Heat transfer enhancement on thin wires in superfluid helium forced flows

TL;DR

This study demonstrates that heated wires can effectively measure local turbulent flow velocities in superfluid helium, showing heat transfer enhancement similar to classical fluids, challenging previous assumptions about sensor limitations.

Contribution

First experimental evidence of heat transfer enhancement on thin wires in turbulent superfluid helium flows and validation of hot-wire sensors for velocity measurement in such conditions.

Findings

Heat transfer from wires increases with turbulent flow in superfluid helium.

Hot-wire sensors can be used to measure local velocities in superfluid helium.
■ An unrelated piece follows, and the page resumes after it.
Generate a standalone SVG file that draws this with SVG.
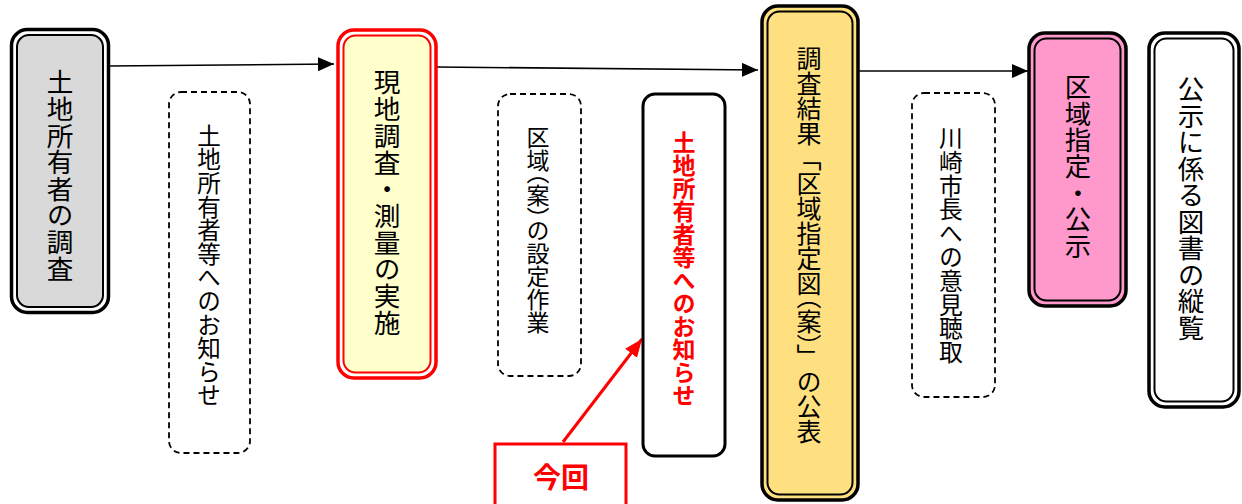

Cooling behavior scales similarly to classical fluids.

Abstract

In this paper, we report the first evidence of an enhancement of the heat transfer from a heated wire by an external turbulent flow of superfluid helium. We used a standard Pt-Rh hot-wire anemometer and overheat it up to 21 K in a pressurized liquid helium turbulent round jet at temperatures between 1.9 K and 2.12 K. The null-velocity response of the sensor can be satisfactorily modeled by the counter flow mechanism while the extra cooling produced by the forced convection is found to scale similarly as the corresponding extra cooling in classical fluids. We propose a preliminary analysis of the response of the sensor and show that -contrary to a common assumption- such sensor can be used to probe local velocity in turbulent superfluid helium.